Presently, a system of padlocks from Master Lock, Oak Creek, Wis., used on the eight stadium gates is changed on game days to a more secure, color-coded Masterlock system. Depending on their access level, personnel are allowed into particular gates. The game-day locks are “a better grade, more hardened lock, difficult to pick, cut or destroy,” Hopkins says. A few people have access to all gates; others, such as vendors, have access limited to just one area. Keys are checked in and out by department supervisors and cannot be duplicated.

Most campus staff already possess magstripe ID cards, which can be used once the Persona system is installed in the stadium. No one is allowed into the stadium area on game days without some type of identification. Credentials presently used include a range of identification measures, from laminated passes to arm and wrist bands. The particular “pass” identifies the area to which the visitor has access.

Perimeter control and lighting

Perimeter control is another area that has been improved as a result of the 2005 vulnerability study. “Our outer perimeter used to be 50 ft.,” Hopkins says. “We've extended that to a minimum of 100 ft. of the inner gates. The outer perimeter is about one to three square blocks. Within this perimeter, we close roads to unauthorized vehicles 12 hours before game day, opening them five minutes after the game. This area is open to foot traffic only during these times.”

Lighting has been improved as well. “We've increased the lighting so that we have more areas covered. We've installed brighter lighting so that we can better perform certain jobs, such as checking bags at the gates,” Hopkins says. Outdoor, weatherproof, halogen and vapor lighting is used to better illuminate the ticket office, concession areas, maintenance tunnels and emergency generator.

Looking to the future

In addition to the football stadium, USM has the 5,000-seat Pete Taylor Stadium for baseball and the 8,800-person Reed Green Coliseum, an indoor arena for basketball and concerts. Marciani would eventually like to see all of the stadiums become part of a research, training and educational laboratory that would be a model for professional as well as college sports security.

The Sports Security Center is a step in that direction.

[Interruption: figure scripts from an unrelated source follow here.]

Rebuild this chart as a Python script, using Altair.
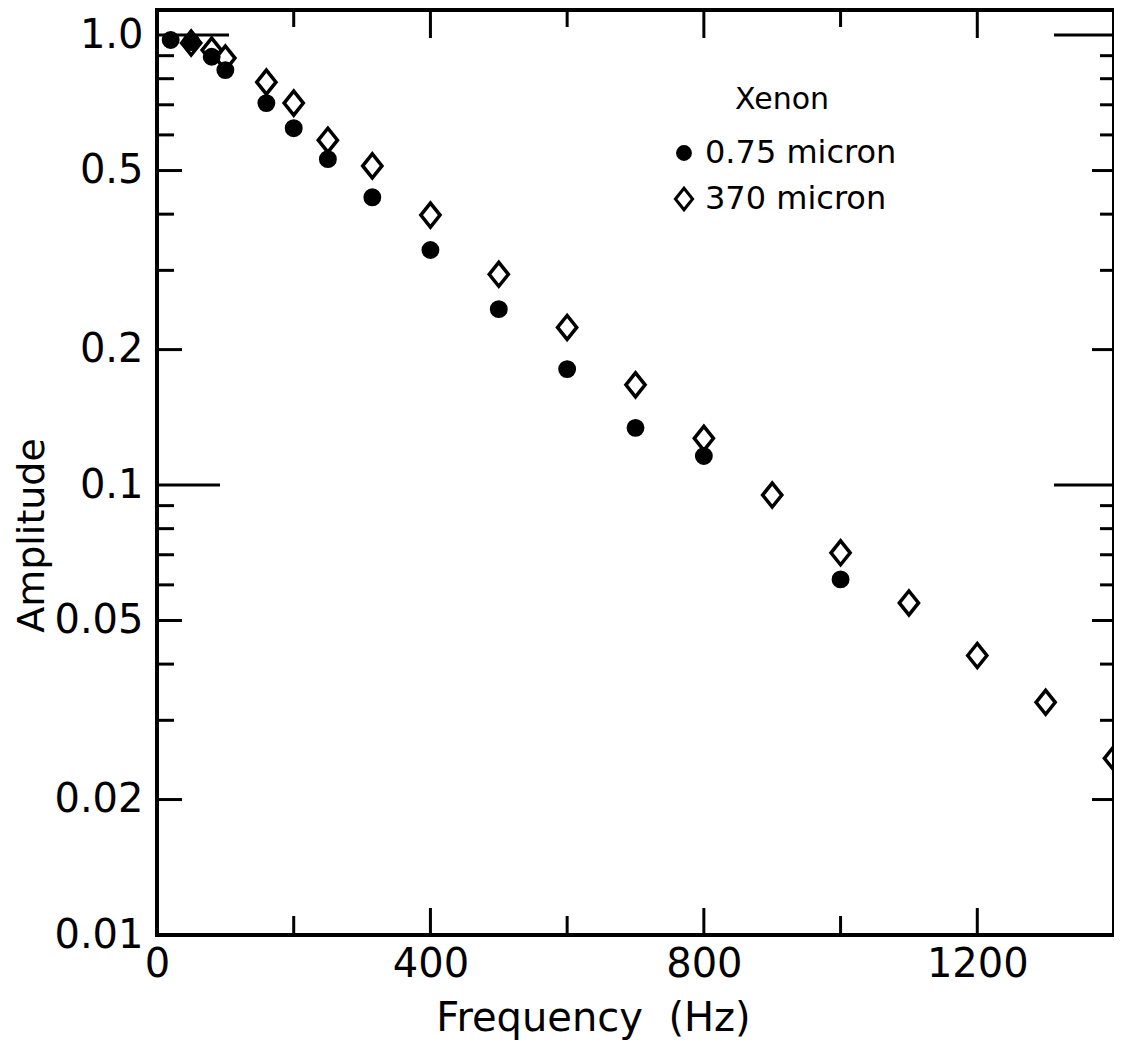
import altair as alt
import pandas as pd

# ---- data ----
series_names = ["0.75 micron", "370 micron"]
freq_small = [20, 50, 80, 100, 160, 200, 250, 315, 400, 500, 600, 700, 800, 1000]
amp_small = [0.975, 0.965, 0.895, 0.836, 0.706, 0.621, 0.530, 0.436, 0.333, 0.246, 0.181, 0.134, 0.116, 0.0617]
freq_large = [50, 80, 100, 160, 200, 250, 315, 400, 500, 600, 700, 800, 900, 1000, 1100, 1200, 1300, 1400]
amp_large = [0.96, 0.926, 0.889, 0.786, 0.706, 0.584, 0.512, 0.398, 0.294, 0.224, 0.167, 0.127, 0.095, 0.0707, 0.0547, 0.0418, 0.0329, 0.0247]

x_label_values = [0, 400, 800, 1200]
y_label_values = [1.0, 0.5, 0.2, 0.1, 0.05, 0.02, 0.01]

x_ticks_long = [400, 800, 1200]
x_ticks_short = [200, 600, 1000]
y_ticks_mid = [0.5, 0.2, 0.05, 0.02]
y_ticks_short = [0.9, 0.8, 0.7, 0.6, 0.4, 0.3, 0.09, 0.08, 0.07, 0.06, 0.04, 0.03]

W, H = 957, 925
FONT = "DejaVu Sans"

df = pd.DataFrame(
    {"freq": freq_small + freq_large,
     "amp": amp_small + amp_large,
     "series": [series_names[0]] * len(freq_small) + [series_names[1]] * len(freq_large)}
)

xscale = alt.Scale(domain=[0, 1400], nice=False, zero=False)
yscale = alt.Scale(type="log", domain=[0.01, 1.137], nice=False)

circle_path = "M-0.6,0A0.6,0.6 0 1,0 0.6,0A0.6,0.6 0 1,0 -0.6,0Z"
diamond_path = "M-0.8,0L0,-1L0.8,0L0,1Z"

legend = alt.Legend(
    title="Xenon", orient="none", legendX=511, legendY=75, padding=0,
    titleFont=FONT, titleFontSize=30, titleFontWeight="normal", titleColor="black",
    titleAnchor="middle", titlePadding=22,
    labelFont=FONT, labelFontSize=32, labelColor="black", labelOffset=5, labelLimit=0,
    symbolSize=460, symbolStrokeWidth=3, symbolStrokeColor="black", rowPadding=13,
)

points = alt.Chart(df).mark_point(
    strokeWidth=3.5, opacity=1, fillOpacity=1, strokeOpacity=1, clip=True
).encode(
    x=alt.X("freq:Q", scale=xscale, axis=alt.Axis(
        values=x_label_values, title="Frequency\u00a0\u00a0(Hz)", ticks=False, domain=False, grid=False,
        labelExpr="toString(datum.value)", labelFlush=False,
        labelFont=FONT, labelFontSize=40, labelColor="black", labelPadding=9,
        titleFont=FONT, titleFontSize=40, titleFontWeight="normal", titleColor="black",
        titleX=436, titleY=95, titleAlign="center", titleBaseline="alphabetic",
    )),
    y=alt.Y("amp:Q", scale=yscale, axis=alt.Axis(
        values=y_label_values, title="Amplitude", ticks=False, domain=False, grid=False,
        labelExpr="datum.value == 1 ? '1.0' : toString(datum.value)", labelFlush=False,
        labelFont=FONT, labelFontSize=40, labelColor="black", labelPadding=14,
        titleFont=FONT, titleFontSize=38, titleFontWeight="normal", titleColor="black",
        titleAngle=270, titleX=-114, titleY=525, titleAlign="center", titleBaseline="alphabetic",
    )),
    shape=alt.Shape("series:N", scale=alt.Scale(domain=series_names, range=[circle_path, diamond_path]), legend=legend),
    fill=alt.Fill("series:N", scale=alt.Scale(domain=series_names, range=["black", "transparent"]), legend=legend),
    stroke=alt.Stroke("series:N", scale=alt.Scale(domain=series_names, range=["black", "black"]), legend=legend),
    size=alt.value(576),
)


def yticks(vals, length, side):
    d = pd.DataFrame({"amp": vals})
    if side == "left":
        xv, x2v = 0, length
    else:
        xv, x2v = W, W - length
    return alt.Chart(d).mark_rule(color="black", strokeWidth=3).encode(
        y=alt.Y("amp:Q", scale=yscale),
        x=alt.value(xv), x2=alt.value(x2v),
    )


def xticks(vals, length, side):
    d = pd.DataFrame({"freq": vals})
    if side == "bottom":
        yv, y2v = H, H - length
    else:
        yv, y2v = 0, length
    return alt.Chart(d).mark_rule(color="black", strokeWidth=3).encode(
        x=alt.X("freq:Q", scale=xscale),
        y=alt.value(yv), y2=alt.value(y2v),
    )


tick_layers = [
    yticks([1.0], 72, "left"), yticks([0.1], 63, "left"),
    yticks(y_ticks_mid, 25, "left"), yticks(y_ticks_short, 17, "left"),
    yticks([1.0, 0.1], 60, "right"),
    yticks(y_ticks_mid, 22, "right"), yticks(y_ticks_short, 14, "right"),
    xticks(x_ticks_long, 27, "bottom"), xticks(x_ticks_short, 19, "bottom"),
    xticks(x_ticks_long, 28, "top"), xticks(x_ticks_short, 17, "top"),
]

chart = alt.layer(points, *tick_layers).properties(
    width=W, height=H,
    autosize=alt.AutoSizeParams(type="none"),
    padding={"left": 149, "top": 2, "right": 0, "bottom": 108},
    background="white",
).configure_view(stroke="black", strokeWidth=4, fill="white")

chart.save("out.html", embed_options={"renderer": "svg", "actions": False})
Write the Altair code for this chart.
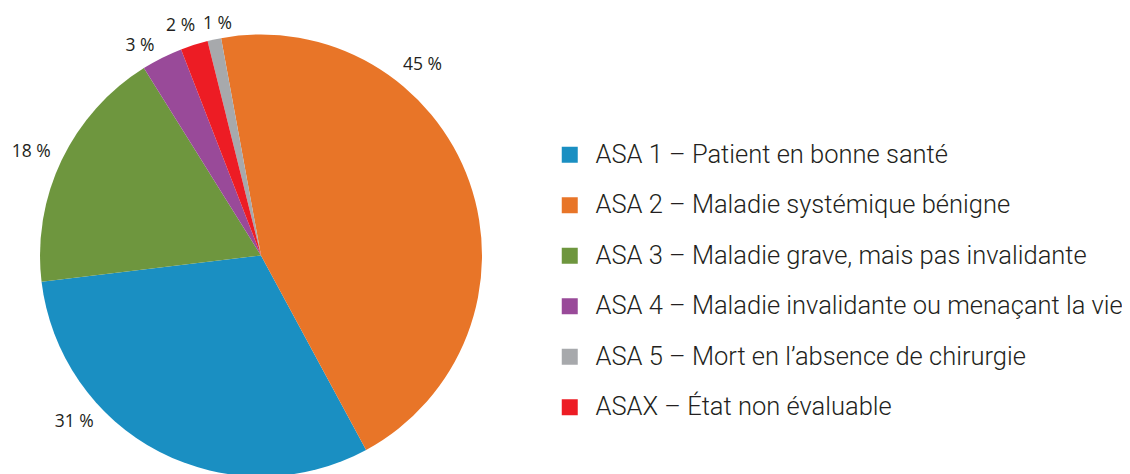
import math
import altair as alt
import pandas as pd

# Data
categories = [
    "ASA 1 – Patient en bonne santé",
    "ASA 2 – Maladie systémique bénigne",
    "ASA 3 – Maladie grave, mais pas invalidante",
    "ASA 4 – Maladie invalidante ou menaçant la vie",
    "ASA 5 – Mort en l’absence de chirurgie",
    "ASAX – État non évaluable",
]
values = [31, 45, 18, 3, 1, 2]
labels = ["31 %", "45 %", "18 %", "3 %", "1 %", "2 %"]
pie_order = [2, 1, 3, 4, 6, 5]  # clockwise order in the pie
colors = ["#1a8fc2", "#e87528", "#6e963e", "#994a99", "#a7a9ac", "#ed1c24"]

df = pd.DataFrame({"cat": categories, "value": values, "label": labels, "ord": pie_order})

TWO_PI = 2 * math.pi
start = TWO_PI - 0.1815
theta_scale = alt.Scale(domain=[0, 100], range=[start, start + TWO_PI])

color = alt.Color(
    "cat:N",
    scale=alt.Scale(domain=categories, range=colors),
    legend=alt.Legend(
        title=None, orient="none", legendX=549, legendY=134,
        symbolType="square", symbolSize=256, symbolStrokeWidth=0,
        labelFont="Roboto", labelFontWeight=300, labelFontSize=25.5,
        labelColor="#231f20", labelOffset=13, rowPadding=23.5,
        labelLimit=700,
    ),
)

CX, CY = 253, 247.5
FONT = dict(font="Open Sans", fontSize=17.5, color="#231f20")

base = (
    alt.Chart(df)
    .transform_window(cum="sum(value)", sort=[alt.SortField("ord")])
    .transform_calculate(
        start="datum.cum - datum.value",
        mid="datum.cum - datum.value / 2",
    )
)

pie = base.mark_arc(outerRadius=221, stroke=None).encode(
    theta=alt.Theta("start:Q", scale=theta_scale),
    theta2="cum:Q",
    color=color,
    x=alt.value(CX),
    y=alt.value(CY),
)

text_enc = dict(
    theta=alt.Theta("mid:Q", scale=theta_scale),
    text="label:N",
    x=alt.value(CX),
    y=alt.value(CY),
)


def label(filter_expr, **mark_kw):
    return base.mark_text(**FONT, **mark_kw).encode(**text_enc).transform_filter(filter_expr)


text_asa2 = label("datum.ord == 1", thetaOffset=TWO_PI - 0.53, radius=250)
text_asa1 = label("datum.ord == 2", thetaOffset=0.365, radius=250)
text_asa3 = label("datum.ord == 3", thetaOffset=TWO_PI - 0.023, radius=252)
text_asa4 = label("datum.ord == 4", thetaOffset=TWO_PI - 0.059, radius=242)
text_asax = label("datum.ord == 5", align="right", dx=7, radius=241)
text_asa5 = label("datum.ord == 6", align="left", dx=-8, radius=237)

chart = (pie + text_asa2 + text_asa1 + text_asa3 + text_asa4 + text_asax + text_asa5).properties(
    width=1114, height=466, padding=0,
    autosize=alt.AutoSizeParams(type="none"),
).configure_view(stroke=None)

chart.save("out.html", embed_options={"renderer": "svg", "actions": False})
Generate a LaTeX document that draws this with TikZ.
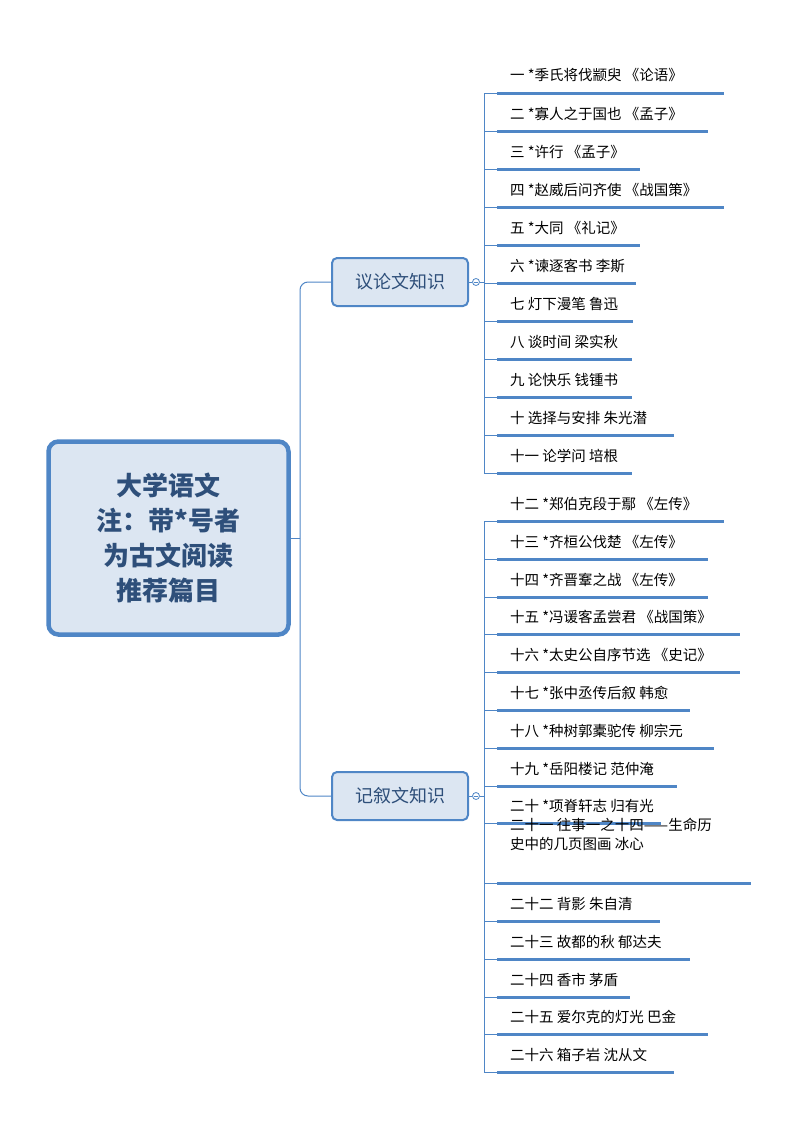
\documentclass[tikz,border=0pt]{standalone}
\usepackage{fontspec}
\setmainfont{Noto Sans CJK SC}
\begin{document}
\begin{tikzpicture}[x=1pt,y=-1pt,
  ln/.style={draw=lblue,line width=1pt},
  ul/.style={draw=lblue,line width=3pt},
  item/.style={anchor=base west,font=\fontsize{14.5}{19}\selectfont,text=black,inner sep=0pt,align=left},
  br/.style={draw=lblue,line width=2pt,fill=bfill,rounded corners=5pt,minimum width=136pt,minimum height=48pt,font=\fontsize{18}{22}\selectfont,text=tcol},
  rootbox/.style={draw=lblue,line width=4.5pt,fill=bfill,rounded corners=10pt,minimum width=240pt,minimum height=193pt,font=\bfseries\fontsize{26}{35}\selectfont,text=tcol,align=center}]
\definecolor{lblue}{HTML}{4F86C6}
\definecolor{bfill}{HTML}{DCE6F2}
\definecolor{tcol}{HTML}{2E4F7A}
\useasboundingbox (0,0) rectangle (800,1132);
\node[rootbox] (root) at (168.5,538) {大学语文\\注：带*号者\\为古文阅读\\推荐篇目};
\node[br] (b1) at (400,282) {议论文知识};
\node[br] (b2) at (400,796) {记叙文知识};
\coordinate (j) at (300,538);
\draw[ln] (root.east) -- (j);
\draw[ln,rounded corners=8pt] (j) |- (b1.west);
\draw[ln,rounded corners=8pt] (j) |- (b2.west);
\node[draw=lblue,fill=white,circle,inner sep=0pt,minimum size=7pt,line width=0.8pt] (c1) at (476,282) {};
\node[draw=lblue,fill=white,circle,inner sep=0pt,minimum size=7pt,line width=0.8pt] (c2) at (476,796) {};
\draw[ln] (b1.east) -- (c1.west);
\draw[ln] (b2.east) -- (c2.west);
\draw[line width=0.7pt,lblue] (c1.center)+(-2,0) -- +(2,0);
\draw[line width=0.7pt,lblue] (c2.center)+(-2,0) -- +(2,0);
\draw[ln] (c1.east) -- (484,282);
\draw[ln] (c2.east) -- (484,796);
% top group
\foreach \t/\y/\e [count=\i] in {
 {一 *季氏将伐颛臾 《论语》}/93/724,
 {二 *寡人之于国也 《孟子》}/131/708,
 {三 *许行 《孟子》}/169/640,
 {四 *赵威后问齐使 《战国策》}/207/724,
 {五 *大同 《礼记》}/245/640,
 {六 *谏逐客书 李斯}/283/636,
 {七 灯下漫笔 鲁迅}/321/633,
 {八 谈时间 梁实秋}/359/632,
 {九 论快乐 钱锺书}/397/632,
 {十 选择与安排 朱光潜}/435/674,
 {十一 论学问 培根}/473/632}{
 \coordinate (ta\i) at (484,\y);
 \draw[ln] (ta\i) -- (497,\y);
 \draw[ul] (497,\y) -- (\e,\y);
 \node[item] (a\i) at (510,\y-12) {\t};
}
\draw[ln] (ta1) -- (ta11);
% bottom group
\foreach \t/\y/\e [count=\i] in {
 {十二 *郑伯克段于鄢 《左传》}/521/724,
 {十三 *齐桓公伐楚 《左传》}/559/708,
 {十四 *齐晋鞌之战 《左传》}/597/708,
 {十五 *冯谖客孟尝君 《战国策》}/634/740,
 {十六 *太史公自序节选 《史记》}/672/740,
 {十七 *张中丞传后叙 韩愈}/710/690,
 {十八 *种树郭橐驼传 柳宗元}/748/714,
 {十九 *岳阳楼记 范仲淹}/786/677,
 {二十 *项脊轩志 归有光}/823/661,
 {二十二 背影 朱自清}/921/660,
 {二十三 故都的秋 郁达夫}/959/690,
 {二十四 香市 茅盾}/997/630,
 {二十五 爱尔克的灯光 巴金}/1034/708,
 {二十六 箱子岩 沈从文}/1072/674}{
 \coordinate (tb\i) at (484,\y);
 \draw[ln] (tb\i) -- (497,\y);
 \draw[ul] (497,\y) -- (\e,\y);
 \node[item] (b\i x) at (510,\y-12) {\t};
}
\coordinate (tk) at (484,883);
\draw[ln] (tk) -- (497,883);
\draw[ul] (497,883) -- (751,883);
\node[item] (b21) at (510,849) {二十一 往事一之十四——生命历\\史中的几页图画 冰心};
\draw[ln] (tb1) -- (tb14);
\end{tikzpicture}
\end{document}
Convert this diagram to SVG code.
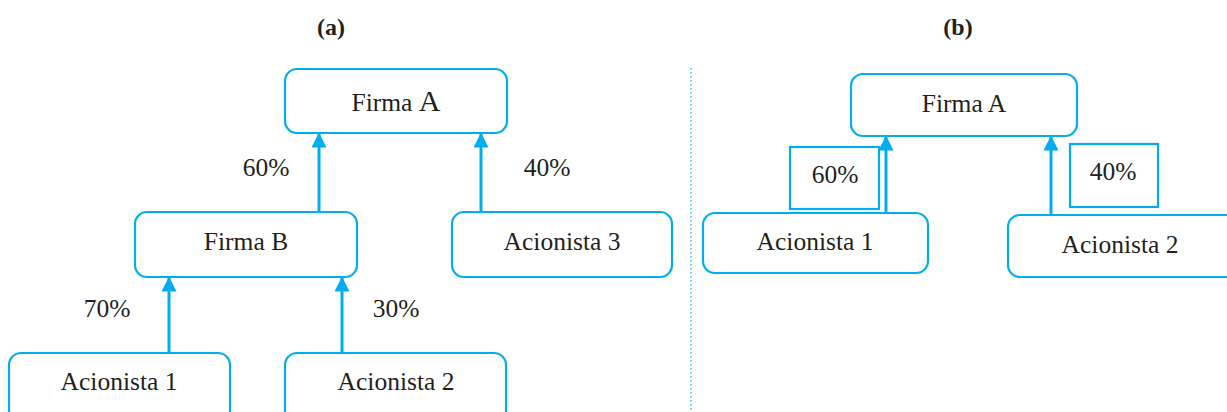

Formed in 2006 as part of USM's School of Human Performance and Recreation, it offers an interdisciplinary program leading to a Master's Degree in Sports Management. The Center is staffed by both athletes and security experts. Hall was both a college and professional soccer player, and was most recently a member of the Northern Ireland Women's National Team.

Director Marciani has been a soccer athlete, teacher, coach and athletic director and is presently director of the School of Human Performance and Recreation. Director of Programming James A. McGee is a security specialist and member of the USM faculty. He has 21 years of service with the FBI, where he was a supervisory special agent. His service with the FBI included participating in crisis response preparations for the 2004 Summer Olympic Games in Athens, as well as the Super Bowl.

Walter Cooper, the Sports Security Center's head of Research and Development, was most recently director of operations for sports event security management projects funded through the Mississippi Office of Homeland Security and the Mississippi Emergency Management Agency.

With their recent grant for curriculum development and training, the professionals in this program hope to change the face of college sports security, setting national standards that can be applied consistently throughout the NCAA community.

Marciani, in addition, hopes to see USM continue developing its own physical security systems and procedures. He would like to see its stadiums, “equipped with the highest technology, become a representative of what a stadium in this country should have in protections. We'd like to see the best surveillance, command-and-control center, IT and access control. We think it would be applicable to all stadiums in America, professional and college,” Marciani says.

Marciani also suggests that corporate America could benefit from such a “national laboratory.”